The Senate bill would reduce the adjusted gross income limit from $900,000 to $700,000. It would retain the current $125,000 payment cap for individuals. An adopted amendment from Senator Grassley would restrict the number of non-farming managers eligible to receive farm program payments to one. To qualify for a program payment, the active manager would have to provide at least 500 hours of management for the farm each year or provide at least 25 percent of the total management hours required for the operation.  


The House bill takes a much different approach. It would exempt “qualified pass through entities” (including partnerships, LLCs not taxed as C corporations, S corporations, and joint ventures) from the adjusted gross income limit and from payment limits. The House bill would also add “first cousin, niece, and nephew” to the list of family members that may be added to a farming operation and increase the number of persons to which the payment limit could be applied. In other words, family members added to the operation would receive a separate $125,000 payment limit. The House bill would also not apply the payment limit or AGI limit to marketing assistance loans or loan deficiency payments. These limits would apply only to commodity payments.

Commodity Programs


The Senate bill would reauthorize Price Loss Coverage (PLC), Agriculture Risk Coverage County (ARC-co), and Agriculture Risk Coverage Individual (ARC-i). Producers would make a new five-year election (2019-2023) to obtain PLC or ARC-co on a commodity-by-commodity basis or ARC-i for all commodities.  If no election is made, the Senate bill provides that coverage would be waived for the 2019 crop year and the producer would default to ARC-co for the 2020 through 2023 crop years. This would be a change from the 2014 Farm Bill, which defaulted to PLC. Under the Senate bill, payments under ARC programs would be based on the physical location of the farm, and the transitional yield would increase to 75 percent (from 70 percent).  The yield would be trend-adjusted.
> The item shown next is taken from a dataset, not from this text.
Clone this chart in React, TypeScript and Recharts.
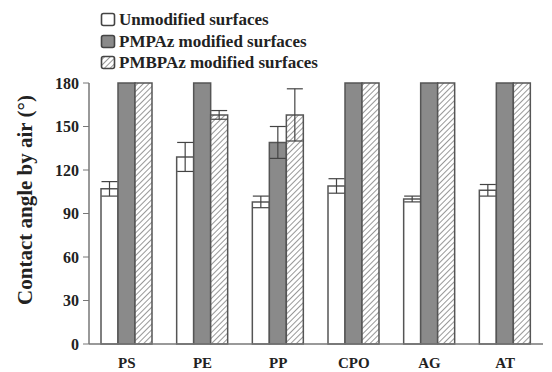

An adopted amendment would grant producers the flexibility to make a one-time irrevocable election to change their commodity program in the 2021 crop year for crop years through 2023. The USDA would publish the payment rate for each county no later than 30 days after the end of each 12-month marketing year for each covered commodity.

The Senate bill would replace “Margin Protection Program” with “Dairy Risk Coverage” through 2023. Participating dairy operations would be paid when actual dairy production margins are less than threshold levels for the dairy risk coverage payment. The Dairy risk Coverage program would add margin coverage levels of $8.50/cwt. and $9.00/cwt., and eliminate the 25 percent minimum production coverage requirement. It would also allow producers to select catastrophic coverage (for a $100 administrative fee), which would cover a $5.00 margin and a coverage level of 40 percent of production history.

The CBO estimates that the Senate bill would reduce spending on commodity programs by $400 million during a ten-year period.


The House bill would increase funding for PLC, decrease funding for ARC-co, and eliminate ARC-I altogether. Under the House bill, the PLC reference price could adjust as markets improve. As in the 2014 farm bill, PLC would be the default option for producers who do not make an election. County payments would be based on RMA data. The House bill would also rename the Margin Protection Program the Dairy Risk Management program. Few changes would be made the program.

The CBO report estimates that the House bill would increase spending on commodity programs by $193 million over 10 years.



The Senate bill passed by such an overwhelming measure because it did not seek to implement reforms to the Supplemental Nutrition Assistance Program (SNAP).


The House bill, on the other hand, passed very narrowly because it included new work requirements for SNAP recipients. To receive SNAP benefits, adults with no children under the age of six, including workers through the age of 60, would have to prove each month that they worked or participated in a work program for at least 20 hours each week or qualified for an exemption.

Crop Insurance

The Senate bill did not adopt amendments that would have restricted producers’ eligibility for crop insurance subsidies. And neither the House bill nor the Senate bill would appear to reduce crop insurance benefits.